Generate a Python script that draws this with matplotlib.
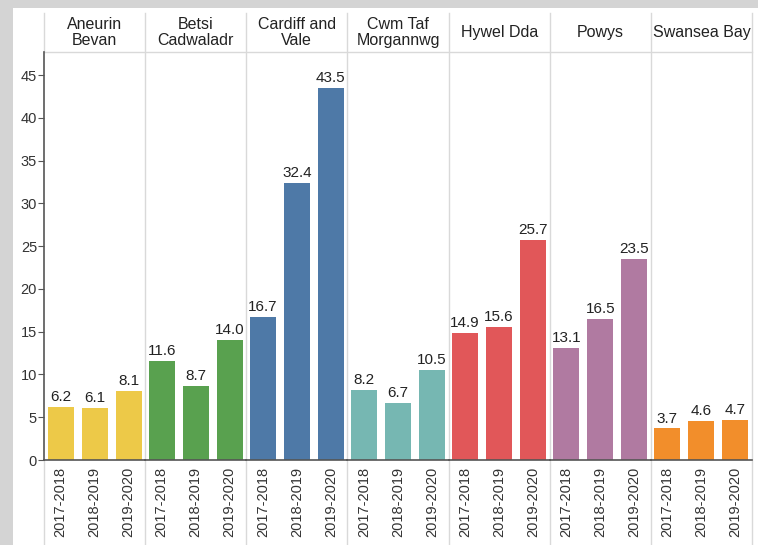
import matplotlib
matplotlib.use("Agg")
import matplotlib.pyplot as plt
from matplotlib.patches import Rectangle
from matplotlib.lines import Line2D

plt.rcParams['font.family'] = ['Liberation Sans', 'DejaVu Sans']

boards = ['Aneurin\nBevan', 'Betsi\nCadwaladr', 'Cardiff and\nVale', 'Cwm Taf\nMorgannwg',
          'Hywel Dda', 'Powys', 'Swansea Bay']
years = ['2017-2018', '2018-2019', '2019-2020']
values = [
    [6.2, 6.1, 8.1],
    [11.6, 8.7, 14.0],
    [16.7, 32.4, 43.5],
    [8.2, 6.7, 10.5],
    [14.9, 15.6, 25.7],
    [13.1, 16.5, 23.5],
    [3.7, 4.6, 4.7],
]
colors = ['#EDC948', '#59A14F', '#4E79A7', '#76B7B2', '#E15759', '#B07AA1', '#F28E2B']
yticks = [0, 5, 10, 15, 20, 25, 30, 35, 40, 45]

W, H = 758, 545
fig = plt.figure(figsize=(W / 100, H / 100), dpi=100, facecolor='#d4d4d4')


def fx(x):
    return x / W


def fy(y):
    return 1 - y / H


# white card
fig.patches.append(Rectangle((fx(13), 0), 1 - fx(13), fy(8), transform=fig.transFigure,
                             facecolor='white', edgecolor='none', zorder=-3))

left, right = 44, 752
top_hdr, top, zero = 13, 52, 460
pw = (right - left) / len(boards)
grid_c = '#d9d9d9'

# header bottom line
fig.lines.append(Line2D([fx(left), fx(right)], [fy(top), fy(top)], transform=fig.transFigure,
                        color=grid_c, lw=1, zorder=-2))

for i in range(len(boards) + 1):
    x = left + i * pw
    if i == 0:
        segs = [(top_hdr, top), (zero, H)]
    else:
        segs = [(top_hdr, H)]
    for y0, y1 in segs:
        fig.lines.append(Line2D([fx(x), fx(x)], [fy(y0), fy(y1)], transform=fig.transFigure,
                                color=grid_c, lw=1, zorder=-2))

ymax = (zero - top) / ((zero - 75) / 45)

for i, (name, vals, col) in enumerate(zip(boards, values, colors)):
    x0 = left + i * pw
    ax = fig.add_axes([fx(x0), fy(zero), pw / W, (zero - top) / H])
    ax.set_facecolor('none')
    xs = range(len(years))
    bars = ax.bar(xs, vals, width=0.765, color=col)
    for b, v in zip(bars, vals):
        ax.annotate(f'{v:.1f}', (b.get_x() + b.get_width() / 2, v), xytext=(0, 2),
                    textcoords='offset points', ha='center', va='bottom',
                    fontsize=11, color='#222222')
    half = pw / 34 / 2
    ax.set_xlim(1 - half, 1 + half)
    ax.set_ylim(0, ymax)
    for s in ['top', 'right']:
        ax.spines[s].set_visible(False)
    ax.spines['bottom'].set_color('#555555')
    ax.spines['bottom'].set_linewidth(1.2)
    ax.set_xticks(list(xs))
    ax.set_xticklabels(years, rotation=90, fontsize=10.5, color='#333333')
    ax.tick_params(axis='x', length=0, pad=5)
    if i == 0:
        ax.spines['left'].set_color('#555555')
        ax.spines['left'].set_linewidth(1.2)
        ax.set_yticks(yticks)
        ax.tick_params(axis='y', length=4, color='#555555', labelsize=10.5,
                       labelcolor='#333333', pad=1)
    else:
        ax.spines['left'].set_visible(False)
        ax.set_yticks([])
    fig.text(fx(x0 + pw / 2), fy(32.5), name, ha='center', va='center', multialignment='center',
             fontsize=11.5, color='#222222', linespacing=1.1)

fig.savefig('out.png', dpi=100, facecolor=fig.get_facecolor())
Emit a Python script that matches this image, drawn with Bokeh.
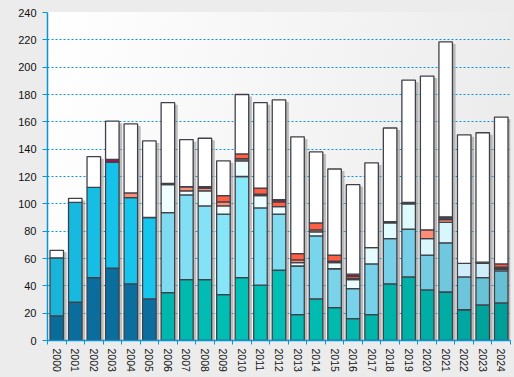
import numpy as np
from bokeh.plotting import figure
from bokeh.models import ColumnDataSource, Range1d, FixedTicker
from bokeh.embed import file_html
from bokeh.resources import INLINE

years = [str(y) for y in range(2000, 2025)]
dark_blue = [18, 28, 46, 53, 41.5, 30.5] + [0] * 19
cyan = [42.5, 73, 66, 77.5, 63, 59.5] + [0] * 19
teal = [0] * 6 + [35, 44.5, 44.5, 33.5, 46, 40.5, 51.5, 19, 30.5, 24, 16, 19, 41.5, 46.5, 37, 35.5, 22.5, 26, 27.5]
light_blue = [0] * 6 + [58.5, 62, 54, 59, 74, 56.5, 41, 35.5, 46, 28.5, 22, 37, 33, 35, 25.5, 36, 24, 20, 23.5]
very_light = [0] * 6 + [20.5, 3, 11, 6, 11.5, 9, 5.5, 2.5, 3, 4.5, 6.5, 12, 11.5, 18.5, 12, 15, 10, 10.5, 1]
salmon = [0, 0, 0, 0, 3.5, 0] + [0, 3, 2, 3, 1.5, 0, 0, 2, 1.5, 0, 1, 0, 0, 0, 6.5, 2, 0, 0, 1]
dark = [0] * 6 + [1, 0, 1, 0, 0, 1, 0, 0, 0, 1, 0, 0, 1, 1, 0, 2, 0, 0.8, 0.7]
orange = [0] * 6 + [0, 0, 0, 4.5, 3.5, 4.5, 3.5, 4.5, 5, 4.5, 1.5, 0, 0, 0, 0, 0, 0, 0, 2.3]
crimson = [0, 0, 0, 2, 0, 0] + [0, 0, 0, 0, 0, 0, 1.5, 0, 0, 0, 1.5, 0, 0, 0, 0, 0, 0, 0, 0]
white = [5.5, 3, 22.5, 28, 50.5, 56, 59, 34.5, 35.5, 25.5, 43.5, 62.5, 73, 85.5, 52, 63, 65.5, 62,
         68.5, 89.5, 112.5, 128, 94, 94.7, 107.5]
y_ticks = list(range(0, 241, 20))


def hx(c):
    return np.array([int(c[i:i + 2], 16) for i in (1, 3, 5)], dtype=float)


def ramp(anchors):
    out = []
    idx = [a[0] for a in anchors]
    cols = [hx(a[1]) for a in anchors]
    for i in range(len(years)):
        rgb = [np.interp(i, idx, [c[k] for c in cols]) for k in range(3)]
        out.append("#%02x%02x%02x" % tuple(int(round(v)) for v in rgb))
    return out


series = [
    (dark_blue, ramp([(0, "#0a6c9b"), (5, "#0a6f9f")])),
    (cyan, ramp([(0, "#19b4da"), (3, "#15c2ea"), (5, "#16c6ee")])),
    (teal, ramp([(6, "#00b7ae"), (10, "#00c1b6"), (16, "#00b8ad"), (21, "#00aca4"), (24, "#009e98")])),
    (light_blue, ramp([(6, "#80dbf1"), (10, "#88e9fb"), (13, "#7ad6ec"), (19, "#76cfe6"), (22, "#6cc5da"), (24, "#66bfd3")])),
    (very_light, ramp([(6, "#effeff"), (16, "#eafdff"), (19, "#ddfafd"), (21, "#d8f7fc"), (22, "#cfeefa"), (24, "#cdedf8")])),
    (salmon, ramp([(0, "#ff8c74"), (24, "#ff8c74")])),
    (dark, ramp([(0, "#4a4550"), (24, "#4a4550")])),
    (orange, ramp([(0, "#ff6445"), (24, "#ff5a40")])),
    (crimson, ramp([(0, "#a3124f"), (24, "#a3124f")])),
    (white, ramp([(0, "#ffffff"), (24, "#ffffff")])),
]

p = figure(width=514, height=377, output_backend="svg", toolbar_location=None,
           x_range=Range1d(-0.5, 24.5), y_range=Range1d(0, 240))
p.min_border_left = 47
p.min_border_right = 4
p.min_border_top = 12
p.min_border_bottom = 37
p.background_fill_alpha = 0
p.border_fill_alpha = 0
p.outline_line_color = None
p.stylesheets = [":host { background: linear-gradient(100deg, #ffffff 0%, #f4f4f4 55%, #eaeaea 100%) 47px 12px / 463px 328px no-repeat, #ececec; }"]

xs = np.arange(len(years))
totals = np.zeros(len(years))
for vals, _ in series:
    totals += np.array(vals, dtype=float)

shadow = ColumnDataSource(dict(x=xs + 0.17, top=totals - 1.5))
p.vbar(x="x", top="top", bottom=0, width=0.73, source=shadow,
       fill_color="#8c8c8c", fill_alpha=0.55, line_color=None)

bottom = np.zeros(len(years))
for vals, cols in series:
    v = np.array(vals, dtype=float)
    m = v > 0
    src = ColumnDataSource(dict(x=xs[m], bottom=bottom[m], top=(bottom + v)[m],
                                color=[c for c, k in zip(cols, m) if k]))
    p.vbar(x="x", bottom="bottom", top="top", width=0.73, source=src,
           fill_color="color", line_color="#404048", line_width=1.3)
    bottom = bottom + v

axis_blue = "#0a94d6"
p.xgrid.visible = False
p.ygrid.grid_line_color = axis_blue
p.ygrid.grid_line_dash = "2 2"
p.ygrid.grid_line_width = 1.2

p.yaxis.ticker = FixedTicker(ticks=y_ticks, minor_ticks=[])
p.yaxis.axis_line_color = axis_blue
p.yaxis.axis_line_width = 1.5
p.yaxis.major_tick_line_color = axis_blue
p.yaxis.major_tick_out = 5
p.yaxis.major_tick_in = 0
p.yaxis.major_label_standoff = 6
p.yaxis.major_label_text_font = "Liberation Sans"
p.yaxis.major_label_text_font_size = "11px"
p.yaxis.major_label_text_color = "#111111"

p.xaxis.ticker = FixedTicker(ticks=list(range(len(years))), minor_ticks=[i - 0.5 for i in range(len(years) + 1)])
p.xaxis.major_label_overrides = {i: years[i] for i in range(len(years))}
p.xaxis.major_label_orientation = "vertical"
p.xaxis.axis_line_color = axis_blue
p.xaxis.axis_line_width = 1.5
p.xaxis.major_tick_line_color = None
p.xaxis.major_tick_out = 0
p.xaxis.major_tick_in = 0
p.xaxis.minor_tick_line_color = axis_blue
p.xaxis.minor_tick_out = 4
p.xaxis.minor_tick_in = 0
p.xaxis.major_label_standoff = 4
p.xaxis.major_label_text_font = "Liberation Sans"
p.xaxis.major_label_text_font_size = "10.5px"
p.xaxis.major_label_text_color = "#111111"

open("out.html", "w").write(file_html(p, INLINE))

◆ **PROBLEM TO WORK ON**
Make an exact copy of only the lines from the one with "Emit a Python" through the one with "return np.array([int(c[i:i +". Pictures don't belong in it.

◆ **EXPECTED OUTPUT**
Emit a Python script that matches this image, drawn with Bokeh.
import numpy as np
from bokeh.plotting import figure
from bokeh.models import ColumnDataSource, Range1d, FixedTicker
from bokeh.embed import file_html
from bokeh.resources import INLINE

years = [str(y) for y in range(2000, 2025)]
dark_blue = [18, 28, 46, 53, 41.5, 30.5] + [0] * 19
cyan = [42.5, 73, 66, 77.5, 63, 59.5] + [0] * 19
teal = [0] * 6 + [35, 44.5, 44.5, 33.5, 46, 40.5, 51.5, 19, 30.5, 24, 16, 19, 41.5, 46.5, 37, 35.5, 22.5, 26, 27.5]
light_blue = [0] * 6 + [58.5, 62, 54, 59, 74, 56.5, 41, 35.5, 46, 28.5, 22, 37, 33, 35, 25.5, 36, 24, 20, 23.5]
very_light = [0] * 6 + [20.5, 3, 11, 6, 11.5, 9, 5.5, 2.5, 3, 4.5, 6.5, 12, 11.5, 18.5, 12, 15, 10, 10.5, 1]
salmon = [0, 0, 0, 0, 3.5, 0] + [0, 3, 2, 3, 1.5, 0, 0, 2, 1.5, 0, 1, 0, 0, 0, 6.5, 2, 0, 0, 1]
dark = [0] * 6 + [1, 0, 1, 0, 0, 1, 0, 0, 0, 1, 0, 0, 1, 1, 0, 2, 0, 0.8, 0.7]
orange = [0] * 6 + [0, 0, 0, 4.5, 3.5, 4.5, 3.5, 4.5, 5, 4.5, 1.5, 0, 0, 0, 0, 0, 0, 0, 2.3]
crimson = [0, 0, 0, 2, 0, 0] + [0, 0, 0, 0, 0, 0, 1.5, 0, 0, 0, 1.5, 0, 0, 0, 0, 0, 0, 0, 0]
white = [5.5, 3, 22.5, 28, 50.5, 56, 59, 34.5, 35.5, 25.5, 43.5, 62.5, 73, 85.5, 52, 63, 65.5, 62,
         68.5, 89.5, 112.5, 128, 94, 94.7, 107.5]
y_ticks = list(range(0, 241, 20))


def hx(c):
    return np.array([int(c[i:i + 2], 16) for i in (1, 3, 5)], dtype=float)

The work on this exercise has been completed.